Dig the planting holes 10 inches deep and 10 inches wide. Space each hole 18 inches apart in rows also spaced 18 inches apart. Set the asparagus crown in the hole, spreading the roots out and around the crown. Cover with 2 inches of soil.

Lay a 2-inch layer of organic mulch, such as wood chips, over the entire bed to help preserve soil moisture and to prevent weeds. Water the bed once a week, providing about 1 inch of water. Keep the soil moist but never let it get soggy.

Cut off the tops of the asparagus in fall once they have browned and begun to die back, often after the first frost. Do not harvest spears the first year. Mulch over the bed with a 2- to 4-inch layer of straw mulch to protect the asparagus crowns over winter.

Remove the straw and apply a fresh 1-inch layer of compost over the bed in spring once the spears begin actively growing again. Harvest the spears by cutting them off at ground level when they are 6 to 8 inches long. Harvest until mid-summer, then allow the spears to leaf out for the rest of the season.
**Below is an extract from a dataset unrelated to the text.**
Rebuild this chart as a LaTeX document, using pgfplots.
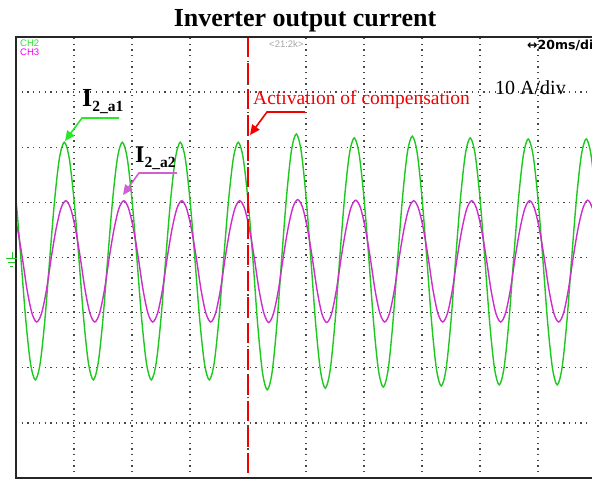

Composting adds nutrients to the soil while also aiding drainage. Plant asparagus on the north side of the garden bed. This prevents them from providing too much shade to other plants in the garden.


Female asparagus plants will readily self seed in the garden, but the young plants are weedy and may inhibit the mature asparagus. Plant male-only varieties to avoid this issue. Any variety with Jersey in the cultivar name is primarily male.